Would you retype, exactly and without the pictures, the lines between the line holding "Emit a web page" and the line holding "const yTicks = [0, 10, 20, 30, 40, 50];", inclusive, and nothing else?

______________________________

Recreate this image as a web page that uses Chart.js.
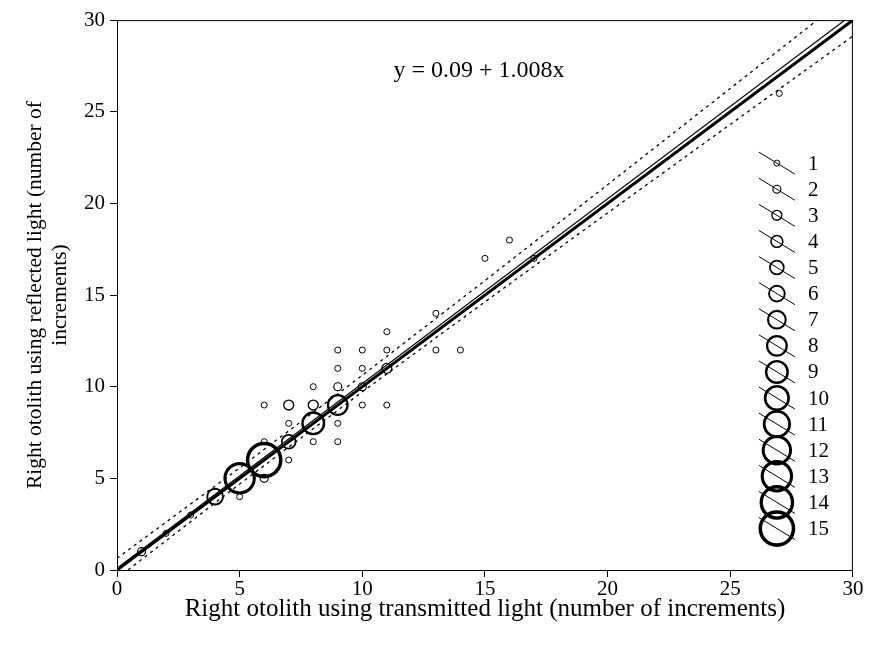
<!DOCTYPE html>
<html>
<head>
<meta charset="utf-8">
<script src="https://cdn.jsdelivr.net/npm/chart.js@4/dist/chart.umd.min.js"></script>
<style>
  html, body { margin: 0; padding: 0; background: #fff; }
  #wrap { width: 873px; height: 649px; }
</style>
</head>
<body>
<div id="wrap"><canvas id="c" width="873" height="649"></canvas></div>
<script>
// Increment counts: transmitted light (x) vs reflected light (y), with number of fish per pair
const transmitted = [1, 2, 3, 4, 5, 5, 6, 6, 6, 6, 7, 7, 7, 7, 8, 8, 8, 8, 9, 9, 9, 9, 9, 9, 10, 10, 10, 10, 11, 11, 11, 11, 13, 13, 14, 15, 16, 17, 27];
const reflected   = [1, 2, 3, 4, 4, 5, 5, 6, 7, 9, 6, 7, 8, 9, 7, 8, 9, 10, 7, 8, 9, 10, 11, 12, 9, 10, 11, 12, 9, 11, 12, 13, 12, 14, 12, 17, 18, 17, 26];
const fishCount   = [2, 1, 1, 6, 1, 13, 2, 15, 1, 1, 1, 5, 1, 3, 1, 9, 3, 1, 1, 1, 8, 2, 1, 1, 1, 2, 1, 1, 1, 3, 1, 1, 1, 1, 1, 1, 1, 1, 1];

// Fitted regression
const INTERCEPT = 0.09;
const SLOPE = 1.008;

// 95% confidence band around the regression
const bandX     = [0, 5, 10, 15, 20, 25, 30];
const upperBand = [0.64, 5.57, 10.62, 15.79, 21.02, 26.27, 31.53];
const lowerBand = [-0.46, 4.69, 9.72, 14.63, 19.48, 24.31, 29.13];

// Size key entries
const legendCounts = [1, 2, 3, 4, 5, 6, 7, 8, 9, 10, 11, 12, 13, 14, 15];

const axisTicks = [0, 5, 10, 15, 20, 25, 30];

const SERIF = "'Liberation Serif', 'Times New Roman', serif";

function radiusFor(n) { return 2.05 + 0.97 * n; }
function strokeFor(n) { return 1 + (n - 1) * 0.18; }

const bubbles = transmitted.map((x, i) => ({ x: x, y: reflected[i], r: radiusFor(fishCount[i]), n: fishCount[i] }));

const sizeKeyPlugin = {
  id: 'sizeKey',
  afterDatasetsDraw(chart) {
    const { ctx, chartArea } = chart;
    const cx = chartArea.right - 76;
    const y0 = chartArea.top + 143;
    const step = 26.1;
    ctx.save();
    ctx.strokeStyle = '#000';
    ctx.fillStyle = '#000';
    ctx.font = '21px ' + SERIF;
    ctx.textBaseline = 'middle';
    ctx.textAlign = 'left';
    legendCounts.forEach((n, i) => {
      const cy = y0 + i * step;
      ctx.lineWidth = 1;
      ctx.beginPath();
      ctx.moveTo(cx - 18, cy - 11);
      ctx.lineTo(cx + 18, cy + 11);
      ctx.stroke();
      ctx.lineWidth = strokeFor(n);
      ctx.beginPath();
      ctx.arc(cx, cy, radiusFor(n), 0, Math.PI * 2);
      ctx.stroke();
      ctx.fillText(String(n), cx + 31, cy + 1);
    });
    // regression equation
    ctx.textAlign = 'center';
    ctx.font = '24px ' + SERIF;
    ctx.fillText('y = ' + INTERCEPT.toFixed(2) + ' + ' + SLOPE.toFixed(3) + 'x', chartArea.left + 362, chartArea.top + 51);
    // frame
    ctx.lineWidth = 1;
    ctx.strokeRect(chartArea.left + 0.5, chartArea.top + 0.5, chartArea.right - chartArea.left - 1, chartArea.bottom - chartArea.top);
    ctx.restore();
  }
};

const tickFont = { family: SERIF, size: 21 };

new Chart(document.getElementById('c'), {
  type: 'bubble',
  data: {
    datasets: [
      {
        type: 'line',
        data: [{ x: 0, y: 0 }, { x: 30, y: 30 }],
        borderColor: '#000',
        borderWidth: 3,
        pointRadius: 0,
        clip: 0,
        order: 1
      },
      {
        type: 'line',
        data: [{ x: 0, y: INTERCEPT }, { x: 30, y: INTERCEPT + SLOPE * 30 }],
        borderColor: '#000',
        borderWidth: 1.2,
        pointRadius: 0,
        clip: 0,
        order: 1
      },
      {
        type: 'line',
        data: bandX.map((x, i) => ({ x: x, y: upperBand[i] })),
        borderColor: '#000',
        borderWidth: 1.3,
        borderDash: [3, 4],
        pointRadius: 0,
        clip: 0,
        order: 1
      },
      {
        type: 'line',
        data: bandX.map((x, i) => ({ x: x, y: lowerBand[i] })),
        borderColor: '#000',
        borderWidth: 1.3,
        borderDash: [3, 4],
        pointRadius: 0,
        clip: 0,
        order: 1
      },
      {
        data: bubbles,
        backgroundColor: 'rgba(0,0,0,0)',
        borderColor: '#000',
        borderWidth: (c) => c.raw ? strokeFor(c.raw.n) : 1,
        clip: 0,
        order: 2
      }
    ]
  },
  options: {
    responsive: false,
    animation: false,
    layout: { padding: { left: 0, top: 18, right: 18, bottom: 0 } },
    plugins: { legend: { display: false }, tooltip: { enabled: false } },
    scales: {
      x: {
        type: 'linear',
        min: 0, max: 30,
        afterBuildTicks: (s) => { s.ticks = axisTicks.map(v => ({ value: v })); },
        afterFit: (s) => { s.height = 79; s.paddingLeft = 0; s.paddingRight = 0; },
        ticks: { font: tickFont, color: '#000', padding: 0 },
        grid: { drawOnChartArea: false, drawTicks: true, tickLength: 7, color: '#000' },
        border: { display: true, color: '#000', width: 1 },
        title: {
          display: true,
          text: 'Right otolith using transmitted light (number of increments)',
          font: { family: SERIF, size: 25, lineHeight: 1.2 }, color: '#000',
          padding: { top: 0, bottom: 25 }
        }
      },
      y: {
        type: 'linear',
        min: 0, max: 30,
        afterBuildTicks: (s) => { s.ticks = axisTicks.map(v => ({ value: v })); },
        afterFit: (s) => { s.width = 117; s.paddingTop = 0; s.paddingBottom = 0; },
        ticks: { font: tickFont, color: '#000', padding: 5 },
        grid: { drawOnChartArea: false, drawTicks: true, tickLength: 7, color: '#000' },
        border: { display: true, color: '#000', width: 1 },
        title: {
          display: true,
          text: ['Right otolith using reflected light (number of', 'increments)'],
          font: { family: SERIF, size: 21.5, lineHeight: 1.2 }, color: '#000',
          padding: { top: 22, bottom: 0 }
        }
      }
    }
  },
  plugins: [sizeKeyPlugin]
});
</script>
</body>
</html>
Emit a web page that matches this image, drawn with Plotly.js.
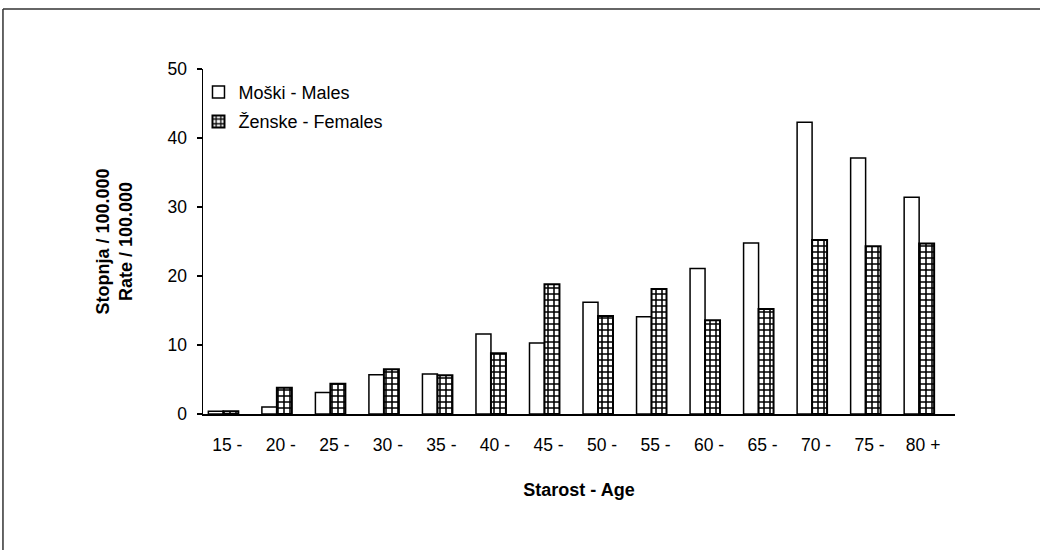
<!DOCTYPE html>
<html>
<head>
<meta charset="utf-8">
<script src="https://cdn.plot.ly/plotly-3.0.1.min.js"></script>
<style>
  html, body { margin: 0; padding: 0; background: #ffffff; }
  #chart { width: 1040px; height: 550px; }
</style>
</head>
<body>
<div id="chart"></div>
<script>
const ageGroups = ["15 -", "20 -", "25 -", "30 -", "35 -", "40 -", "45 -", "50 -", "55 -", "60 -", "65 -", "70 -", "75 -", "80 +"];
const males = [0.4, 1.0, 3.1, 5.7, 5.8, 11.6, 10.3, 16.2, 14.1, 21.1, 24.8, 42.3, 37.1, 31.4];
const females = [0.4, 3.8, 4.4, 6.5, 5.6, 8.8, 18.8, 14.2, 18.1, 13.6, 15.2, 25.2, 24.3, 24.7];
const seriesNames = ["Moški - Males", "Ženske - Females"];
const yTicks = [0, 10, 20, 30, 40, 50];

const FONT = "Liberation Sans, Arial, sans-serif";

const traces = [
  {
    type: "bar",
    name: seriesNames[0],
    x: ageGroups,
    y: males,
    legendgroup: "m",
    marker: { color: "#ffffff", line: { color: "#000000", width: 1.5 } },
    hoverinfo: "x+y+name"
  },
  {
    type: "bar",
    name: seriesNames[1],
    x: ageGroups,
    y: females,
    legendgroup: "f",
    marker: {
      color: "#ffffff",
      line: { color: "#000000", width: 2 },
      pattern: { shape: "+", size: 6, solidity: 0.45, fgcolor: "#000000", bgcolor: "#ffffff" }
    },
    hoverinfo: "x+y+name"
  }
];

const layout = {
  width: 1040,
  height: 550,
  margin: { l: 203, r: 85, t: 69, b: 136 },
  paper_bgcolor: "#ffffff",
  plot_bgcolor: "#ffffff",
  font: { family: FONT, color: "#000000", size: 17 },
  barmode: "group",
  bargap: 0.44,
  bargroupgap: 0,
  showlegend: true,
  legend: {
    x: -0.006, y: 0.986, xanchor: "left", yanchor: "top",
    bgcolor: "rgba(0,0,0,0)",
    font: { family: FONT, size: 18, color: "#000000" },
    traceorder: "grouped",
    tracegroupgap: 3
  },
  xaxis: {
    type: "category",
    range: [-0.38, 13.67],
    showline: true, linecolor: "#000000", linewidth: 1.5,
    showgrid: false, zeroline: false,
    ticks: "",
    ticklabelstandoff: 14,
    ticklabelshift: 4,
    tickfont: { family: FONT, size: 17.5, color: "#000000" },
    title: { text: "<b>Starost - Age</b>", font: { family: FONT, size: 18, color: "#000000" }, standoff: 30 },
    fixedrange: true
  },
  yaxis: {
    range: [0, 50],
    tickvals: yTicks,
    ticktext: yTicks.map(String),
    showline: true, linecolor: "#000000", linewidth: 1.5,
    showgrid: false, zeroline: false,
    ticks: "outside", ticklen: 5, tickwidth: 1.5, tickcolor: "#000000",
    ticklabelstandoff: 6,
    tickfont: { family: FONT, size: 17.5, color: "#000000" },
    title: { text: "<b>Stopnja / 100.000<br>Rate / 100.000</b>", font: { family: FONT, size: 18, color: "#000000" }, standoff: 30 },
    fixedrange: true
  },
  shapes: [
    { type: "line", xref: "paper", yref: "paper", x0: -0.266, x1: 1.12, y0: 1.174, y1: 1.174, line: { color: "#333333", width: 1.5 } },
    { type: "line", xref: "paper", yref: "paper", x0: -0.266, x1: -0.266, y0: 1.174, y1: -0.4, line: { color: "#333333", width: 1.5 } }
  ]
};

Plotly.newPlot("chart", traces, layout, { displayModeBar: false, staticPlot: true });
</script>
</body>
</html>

______________________________

▶ Completed task:
Emit a web page that matches this image, drawn with Plotly.js.
<!DOCTYPE html>
<html>
<head>
<meta charset="utf-8">
<script src="https://cdn.plot.ly/plotly-3.0.1.min.js"></script>
<style>
  html, body { margin: 0; padding: 0; background: #ffffff; }
  #chart { width: 1040px; height: 550px; }
</style>
</head>
<body>
<div id="chart"></div>
<script>
const ageGroups = ["15 -", "20 -", "25 -", "30 -", "35 -", "40 -", "45 -", "50 -", "55 -", "60 -", "65 -", "70 -", "75 -", "80 +"];
const males = [0.4, 1.0, 3.1, 5.7, 5.8, 11.6, 10.3, 16.2, 14.1, 21.1, 24.8, 42.3, 37.1, 31.4];
const females = [0.4, 3.8, 4.4, 6.5, 5.6, 8.8, 18.8, 14.2, 18.1, 13.6, 15.2, 25.2, 24.3, 24.7];
const seriesNames = ["Moški - Males", "Ženske - Females"];
const yTicks = [0, 10, 20, 30, 40, 50];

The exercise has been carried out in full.